Back to Blighty #2 – Magna Carta Barons Trail

2015 sees a lot of historic anniversaries: It’s part of the World War One centenary; it’s 200 years since Waterloo; it’s 150 years since the conclusion of the American Civil War; 600 years since the Battle of Agincourt; 75 years since Dunkirk and 70 since VE Day; 300 years since the first Jacobite Rebellion; 1000 years since Cnut’s Viking Invasion of Britain; and it is also 800 years since the creation of Magna Carta.  Since we were in Salisbury for the bookend weeks of our visit back to the UK, it was this latter anniversary (octocentennial?) that occupied us.

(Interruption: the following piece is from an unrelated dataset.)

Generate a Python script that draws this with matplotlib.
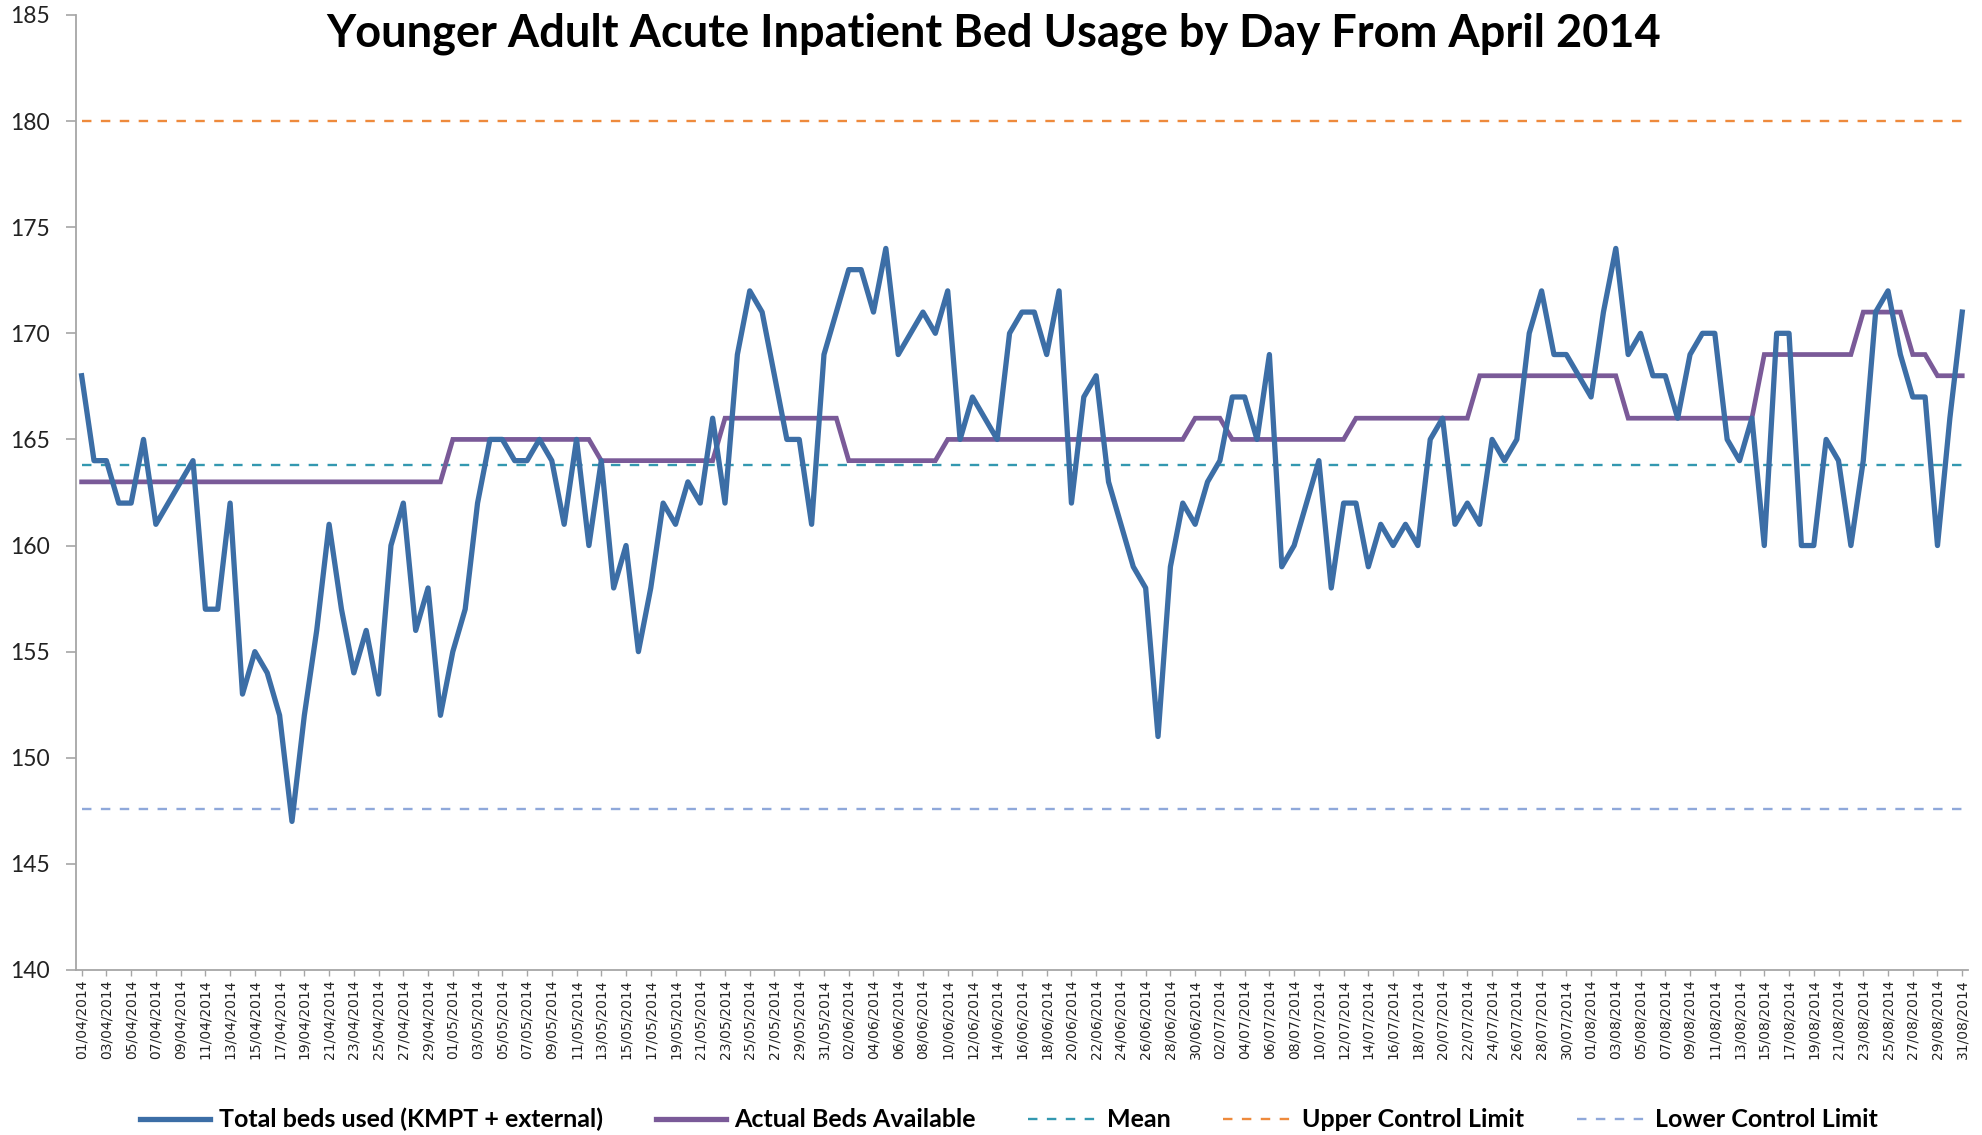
import numpy as np
import pandas as pd
import matplotlib
matplotlib.use("Agg")
import matplotlib.pyplot as plt
from matplotlib.lines import Line2D

# daily values, 01/04/2014 .. 31/08/2014
beds_used = [
    168, 164, 164, 162, 162, 165, 161, 162, 163, 164,
    157, 157, 162, 153, 155, 154, 152, 147, 152, 156,
    161, 157, 154, 156, 153, 160, 162, 156, 158, 152,
    155, 157, 162, 165, 165, 164, 164, 165, 164, 161,
    165, 160, 164, 158, 160, 155, 158, 162, 161, 163,
    162, 166, 162, 169, 172, 171, 168, 165, 165, 161,
    169, 171, 173, 173, 171, 174, 169, 170, 171, 170,
    172, 165, 167, 166, 165, 170, 171, 171, 169, 172,
    162, 167, 168, 163, 161, 159, 158, 151, 159, 162,
    161, 163, 164, 167, 167, 165, 169, 159, 160, 162,
    164, 158, 162, 162, 159, 161, 160, 161, 160, 165,
    166, 161, 162, 161, 165, 164, 165, 170, 172, 169,
    169, 168, 167, 171, 174, 169, 170, 168, 168, 166,
    169, 170, 170, 165, 164, 166, 160, 170, 170, 160,
    160, 165, 164, 160, 164, 171, 172, 169, 167, 167,
    160, 166, 171,
]

beds_available = [
    163, 163, 163, 163, 163, 163, 163, 163, 163, 163,
    163, 163, 163, 163, 163, 163, 163, 163, 163, 163,
    163, 163, 163, 163, 163, 163, 163, 163, 163, 163,
    165, 165, 165, 165, 165, 165, 165, 165, 165, 165,
    165, 165, 164, 164, 164, 164, 164, 164, 164, 164,
    164, 164, 166, 166, 166, 166, 166, 166, 166, 166,
    166, 166, 164, 164, 164, 164, 164, 164, 164, 164,
    165, 165, 165, 165, 165, 165, 165, 165, 165, 165,
    165, 165, 165, 165, 165, 165, 165, 165, 165, 165,
    166, 166, 166, 165, 165, 165, 165, 165, 165, 165,
    165, 165, 165, 166, 166, 166, 166, 166, 166, 166,
    166, 166, 166, 168, 168, 168, 168, 168, 168, 168,
    168, 168, 168, 168, 168, 166, 166, 166, 166, 166,
    166, 166, 166, 166, 166, 166, 169, 169, 169, 169,
    169, 169, 169, 169, 171, 171, 171, 171, 169, 169,
    168, 168, 168,
]

MEAN = 163.8
UCL = 180.0
LCL = 147.6

dates = pd.date_range("2014-04-01", "2014-08-31", freq="D")
date_labels = dates.strftime("%d/%m/%Y")

series_names = ["Total beds used (KMPT + external)", "Actual Beds Available",
                "Mean", "Upper Control Limit", "Lower Control Limit"]
colors = ["#3c6ea6", "#7a5a98", "#3398b0", "#ee8a3c", "#8fa8da"]

days = np.arange(len(dates))
n = len(days)

fig = plt.figure(figsize=(19.83, 11.35), dpi=100)
ax = fig.add_axes([0.0383, 0.1454, 0.9541, 0.8414])

dash = (0, (4, 4))
ax.plot(days, np.full(n, UCL), color=colors[3], lw=1.7, ls=dash)
ax.plot(days, np.full(n, MEAN), color=colors[2], lw=1.7, ls=dash)
ax.plot(days, np.full(n, LCL), color=colors[4], lw=1.7, ls=dash)
ax.plot(days, beds_available, color=colors[1], lw=3.4, solid_joinstyle="miter")
ax.plot(days, beds_used, color=colors[0], lw=3.8, solid_joinstyle="round")

ax.set_xlim(-0.46, n - 1 + 0.46)
ax.set_ylim(140, 185)
ax.set_yticks(np.arange(140, 186, 5))
ax.set_xticks(days[::2])
ax.set_xticklabels(date_labels[::2], rotation=90, fontsize=10,
                   family="DejaVu Sans", color="#222222")

for t in ax.get_yticklabels():
    t.set_family("Lato")
    t.set_fontsize(16.5)
    t.set_color("#222222")

for s in ["top", "right"]:
    ax.spines[s].set_visible(False)
for s in ["left", "bottom"]:
    ax.spines[s].set_color("#a6a6a6")
    ax.spines[s].set_linewidth(1.3)
ax.tick_params(axis="y", length=7, width=1.2, color="#a6a6a6", pad=12)
ax.tick_params(axis="x", length=4, width=1.0, color="#a6a6a6", pad=3)

fig.text(0.501, 0.970, "Younger Adult Acute Inpatient Bed Usage by Day From April 2014",
         ha="center", va="center", fontsize=32.5, fontweight="bold", family="Lato")

handles = [
    Line2D([], [], color=colors[0], lw=3.8),
    Line2D([], [], color=colors[1], lw=3.8),
    Line2D([], [], color=colors[2], lw=1.7, ls=dash),
    Line2D([], [], color=colors[3], lw=1.7, ls=dash),
    Line2D([], [], color=colors[4], lw=1.7, ls=dash),
]
fig.legend(handles, series_names, loc="center", bbox_to_anchor=(0.509, 0.0135),
           ncol=5, frameon=False, handlelength=2.8, handletextpad=0.35,
           columnspacing=2.1,
           prop={"family": "Lato", "weight": "bold", "size": 18})

fig.savefig("out.png", dpi=100)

Famously, King John (bad King John of Robin Hood legend) sealed and thereby agreed the terms of Magna Carta at Runnymede in June 1215.  The Archbishop of Canterbury had drawn up the Charter in order to broker some sort of peace between the unpopular king and a group of rebel barons.  The document enshrined certain legal rights which would be overseen by a council of 25 barons.  Of course, almost immediately everyone involved reneged on the agreement, the Pope annulled the charter and a conflict broke out.  Regardless of its own success, however, Magna Carta is a deservedly world famous document for its place in the development of democracy, the rights of citizens and the need to protect and preserve certain liberties.  It was, for example, used as the scaffolding of the American Constitution.  That’s the potted history.

Many copies of Magna Carta had to be drawn up in order to be widely circulated but only four now exist.  Salisbury Cathedral is considered to have the best and best preserved example still extant so we determined to take a walk into Salisbury in order to let the boys see it.  Or forcefully encourage the boys to see it since they don’t always appreciate the importance (yet) of the things we are getting them to experience.

On our amble into and around Salisbury, however, we took a bit of a detour along the Baron’s Trail.  Various artists have decorated 25 Barons – to represent those on the council – which have then been placed around the city.  We visited 17 of them.  Most connect to some element of local history or the history of Magna Carta while others were a bit more random but fun, interesting and creative all the same.  By far and away our favourite was the Discworld Knight Baron, honouring local author Terry Pratchett and covered in artwork by the illustrator of his many novels.

The whole venture is being used to highlight the anniversary, of course, but also to raise money for the Trussel Trust – a food bank charity.  We all thoroughly enjoyed tracking down each baron and studying its design and it was a useful way to engage my boys in the point of the excursion.